Well, I've now finished all of the scenarios in Pathfinder Society Season #0, the beta test of the Pathfinder Society, which was basically the Paizo equivalent to the RPGA and it's Living Campaign series. I've read every adventure, and posted a brief summary of each—not like the summaries given in the wiki, but actual spoiler summaries with brief mini-reviews of some of them (mostly if they were significantly better or worse than the average.) While these scenarios were obviously written for a Living Campaign, well, a scenario is a scenario, and a regular old-fashioned home game could certainly make use of them as well. I'm actually not 100% sure what I hoped to accomplish by reading all of these, but given that they're significantly shorter than an adventure path modules, or even most of the stand-alone modules; varying from 15-21 or so pages in length (at least four and half or so pages of which are not module content, including cover, inside cover, OGL, and a document at the end that spells out the treasures and XP, etc.) Add a few maps, an illustration or two, and white space here and there, and these are all relatively short. Not only that, some of the content is the faction specific stuff, which I read, but which really kind of happens "off-line" from the module per se, except in one notable exception.

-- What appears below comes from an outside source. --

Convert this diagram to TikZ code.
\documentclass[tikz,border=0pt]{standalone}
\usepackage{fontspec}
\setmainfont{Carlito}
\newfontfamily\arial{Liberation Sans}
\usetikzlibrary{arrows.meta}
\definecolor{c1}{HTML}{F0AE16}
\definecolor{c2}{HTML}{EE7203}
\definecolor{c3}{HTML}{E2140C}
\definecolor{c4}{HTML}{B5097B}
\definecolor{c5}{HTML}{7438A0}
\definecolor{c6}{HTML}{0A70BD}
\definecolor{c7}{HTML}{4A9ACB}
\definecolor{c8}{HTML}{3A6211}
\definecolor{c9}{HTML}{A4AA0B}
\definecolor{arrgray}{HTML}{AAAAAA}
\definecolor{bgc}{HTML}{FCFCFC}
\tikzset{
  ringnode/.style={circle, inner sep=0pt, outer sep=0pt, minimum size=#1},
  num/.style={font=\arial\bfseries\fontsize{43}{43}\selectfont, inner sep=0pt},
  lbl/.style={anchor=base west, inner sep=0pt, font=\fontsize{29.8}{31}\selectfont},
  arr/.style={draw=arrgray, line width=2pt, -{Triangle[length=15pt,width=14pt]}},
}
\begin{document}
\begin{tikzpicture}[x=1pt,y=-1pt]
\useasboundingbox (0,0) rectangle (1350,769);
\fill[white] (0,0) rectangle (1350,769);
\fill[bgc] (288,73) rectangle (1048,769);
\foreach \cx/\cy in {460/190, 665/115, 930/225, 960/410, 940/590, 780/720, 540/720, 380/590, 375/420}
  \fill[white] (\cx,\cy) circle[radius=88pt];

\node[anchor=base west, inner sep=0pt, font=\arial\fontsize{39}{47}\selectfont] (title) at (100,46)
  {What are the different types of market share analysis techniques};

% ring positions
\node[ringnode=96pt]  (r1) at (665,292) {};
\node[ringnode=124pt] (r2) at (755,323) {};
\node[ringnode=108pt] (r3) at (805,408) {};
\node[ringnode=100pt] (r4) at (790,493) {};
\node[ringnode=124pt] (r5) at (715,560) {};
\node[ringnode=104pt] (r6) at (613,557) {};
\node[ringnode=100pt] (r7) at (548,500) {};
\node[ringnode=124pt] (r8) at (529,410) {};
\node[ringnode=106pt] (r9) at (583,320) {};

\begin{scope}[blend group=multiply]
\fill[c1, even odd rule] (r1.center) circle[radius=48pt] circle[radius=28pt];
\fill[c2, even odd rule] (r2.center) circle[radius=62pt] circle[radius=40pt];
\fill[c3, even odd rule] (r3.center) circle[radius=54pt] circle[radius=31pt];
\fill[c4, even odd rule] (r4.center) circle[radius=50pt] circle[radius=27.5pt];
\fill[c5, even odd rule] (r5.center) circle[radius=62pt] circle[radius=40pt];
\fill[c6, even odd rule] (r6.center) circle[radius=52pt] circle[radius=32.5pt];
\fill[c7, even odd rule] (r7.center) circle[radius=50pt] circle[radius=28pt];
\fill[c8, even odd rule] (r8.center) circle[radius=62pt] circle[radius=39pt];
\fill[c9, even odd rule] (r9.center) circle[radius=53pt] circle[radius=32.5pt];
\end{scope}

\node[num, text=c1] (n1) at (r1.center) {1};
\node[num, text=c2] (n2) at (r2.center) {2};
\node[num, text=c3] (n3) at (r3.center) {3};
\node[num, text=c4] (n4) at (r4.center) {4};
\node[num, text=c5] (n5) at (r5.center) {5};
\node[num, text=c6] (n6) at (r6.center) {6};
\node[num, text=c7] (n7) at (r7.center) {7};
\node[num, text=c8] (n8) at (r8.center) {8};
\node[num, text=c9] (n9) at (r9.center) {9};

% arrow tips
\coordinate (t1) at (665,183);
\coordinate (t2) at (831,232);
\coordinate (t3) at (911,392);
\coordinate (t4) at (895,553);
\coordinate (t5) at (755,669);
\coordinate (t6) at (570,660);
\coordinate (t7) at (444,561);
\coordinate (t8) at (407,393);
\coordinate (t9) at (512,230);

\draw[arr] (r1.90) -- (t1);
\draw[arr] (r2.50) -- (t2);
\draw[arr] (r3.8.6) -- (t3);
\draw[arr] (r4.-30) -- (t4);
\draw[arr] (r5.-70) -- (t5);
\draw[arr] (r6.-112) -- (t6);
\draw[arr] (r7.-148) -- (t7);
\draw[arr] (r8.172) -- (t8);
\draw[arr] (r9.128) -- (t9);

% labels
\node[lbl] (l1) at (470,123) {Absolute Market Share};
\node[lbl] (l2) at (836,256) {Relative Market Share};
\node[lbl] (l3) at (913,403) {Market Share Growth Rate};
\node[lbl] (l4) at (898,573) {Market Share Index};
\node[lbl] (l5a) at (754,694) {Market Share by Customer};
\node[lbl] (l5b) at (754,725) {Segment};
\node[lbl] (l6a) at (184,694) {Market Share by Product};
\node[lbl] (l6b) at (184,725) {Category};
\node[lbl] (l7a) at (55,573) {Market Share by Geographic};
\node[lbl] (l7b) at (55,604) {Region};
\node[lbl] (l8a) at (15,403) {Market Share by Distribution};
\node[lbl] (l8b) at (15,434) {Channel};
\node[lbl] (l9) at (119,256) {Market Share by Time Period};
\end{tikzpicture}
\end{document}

I'm not going to run these. I wouldn't turn them into fan fiction installments either. To do either, they'd have to be significantly fleshed out with more detail and some bridging sections that are handwaved and rushed over in the modules themselves. I might consider a much more loose adaptation of some of them into DH5 in such a way that it would qualify as one or the other of those, but I certainly have nothing more firm than extremely vague, "hey, that might be cool" plans in those regards.

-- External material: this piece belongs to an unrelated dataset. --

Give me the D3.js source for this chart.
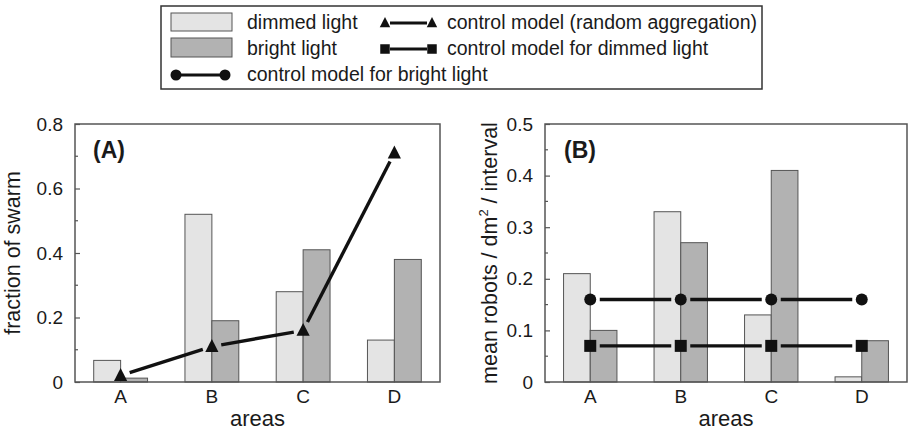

In general, I find the following mostly consistent features: the modules are all really brief, but in many cases, the concept of the module is too big for the page count. This leads to inadequate treatment of set-up, surprisingly brief treatment of the adventure itself, little NPC interaction or drama possibilities, little in the way of action/adventure possibilities—if there's more than three or four encounters max, that's a lot. Not only that, you're rushed off into the adventure without any context or set-up, for the most part (and quite often, the context and set-up is the wrong kind of context and set-up; fan fiction that it's unlikely the PCs will ever find out unless you simply tell it to them). Now, to be fair, I'm totally OK with starting an adventure (or story, even moreso) in media res, but this isn't supposed to be that, it just kinda feels like it defaults to that... kinda. Every single time. I also think that the brilliant idea of the faction goals is, more than half of the time, overly contrived, forced and silly rather than natural. Too bad, because the idea is really good.

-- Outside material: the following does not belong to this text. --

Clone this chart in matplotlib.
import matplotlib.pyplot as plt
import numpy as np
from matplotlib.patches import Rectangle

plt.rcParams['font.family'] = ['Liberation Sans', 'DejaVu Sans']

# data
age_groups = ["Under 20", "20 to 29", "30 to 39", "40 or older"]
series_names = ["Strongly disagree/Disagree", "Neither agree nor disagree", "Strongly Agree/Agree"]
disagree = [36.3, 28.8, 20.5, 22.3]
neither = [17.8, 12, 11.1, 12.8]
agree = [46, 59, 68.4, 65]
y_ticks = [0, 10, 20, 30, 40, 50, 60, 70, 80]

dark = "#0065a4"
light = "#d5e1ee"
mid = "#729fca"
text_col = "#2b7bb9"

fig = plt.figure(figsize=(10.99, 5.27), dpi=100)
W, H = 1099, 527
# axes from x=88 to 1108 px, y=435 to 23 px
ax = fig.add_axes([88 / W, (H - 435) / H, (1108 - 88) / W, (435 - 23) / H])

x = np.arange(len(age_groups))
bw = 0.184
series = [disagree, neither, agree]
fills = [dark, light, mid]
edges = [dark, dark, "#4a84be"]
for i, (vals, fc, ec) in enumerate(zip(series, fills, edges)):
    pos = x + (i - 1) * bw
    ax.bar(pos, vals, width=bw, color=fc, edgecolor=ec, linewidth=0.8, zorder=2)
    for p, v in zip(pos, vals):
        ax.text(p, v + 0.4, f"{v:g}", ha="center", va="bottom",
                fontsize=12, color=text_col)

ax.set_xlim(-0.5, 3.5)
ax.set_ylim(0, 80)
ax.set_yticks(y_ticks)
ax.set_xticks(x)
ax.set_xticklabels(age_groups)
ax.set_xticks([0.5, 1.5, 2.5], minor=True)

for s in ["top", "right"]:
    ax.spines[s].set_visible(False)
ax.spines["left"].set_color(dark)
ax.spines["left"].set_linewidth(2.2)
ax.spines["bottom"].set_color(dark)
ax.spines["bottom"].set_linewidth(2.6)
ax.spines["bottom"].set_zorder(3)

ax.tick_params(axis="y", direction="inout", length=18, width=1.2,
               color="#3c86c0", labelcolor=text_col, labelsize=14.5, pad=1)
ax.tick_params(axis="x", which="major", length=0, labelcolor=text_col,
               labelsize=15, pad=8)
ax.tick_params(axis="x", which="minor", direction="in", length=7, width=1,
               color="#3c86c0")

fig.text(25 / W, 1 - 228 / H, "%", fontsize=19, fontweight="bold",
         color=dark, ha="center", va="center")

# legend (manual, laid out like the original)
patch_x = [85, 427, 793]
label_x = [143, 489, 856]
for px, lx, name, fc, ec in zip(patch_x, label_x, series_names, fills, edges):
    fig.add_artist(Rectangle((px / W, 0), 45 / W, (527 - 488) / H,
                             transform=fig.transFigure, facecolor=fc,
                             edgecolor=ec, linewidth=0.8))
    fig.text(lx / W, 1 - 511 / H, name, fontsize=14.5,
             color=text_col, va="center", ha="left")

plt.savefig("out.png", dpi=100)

However, this very brevity makes the odd dungeon crawl actually acceptable, because it feels more natural than the completely bizarre and contrived "story of D&D", which is interesting. A dungeon crawl with only half a dozen or so keyed locations actually feels like the kind of place that monsters or villains might actually hang out in, rather than some bizarre clearing the levels of fantasy Nakatomi Plaza, except it goes down underground instead of up into the sky. I have mentioned plenty of times before how much I don't like dungeon crawls, right? Well, I'll let it go (for now) without beating that particular dead horse any more than I already have.
So, I'm still wondering what exactly I'm going to do next. Rather than decide, I'll probably just keep going with Season #1. In the meantime, I can figure out what this stuff all means and what (if anything) I do with it. If the answer is: "for now, nothing—just keep reading and summarizing them; that's sufficiently interesting in its own right," then so be it. I would prefer to do a little bit of something more with them, though. I just have no idea for sure what it would be.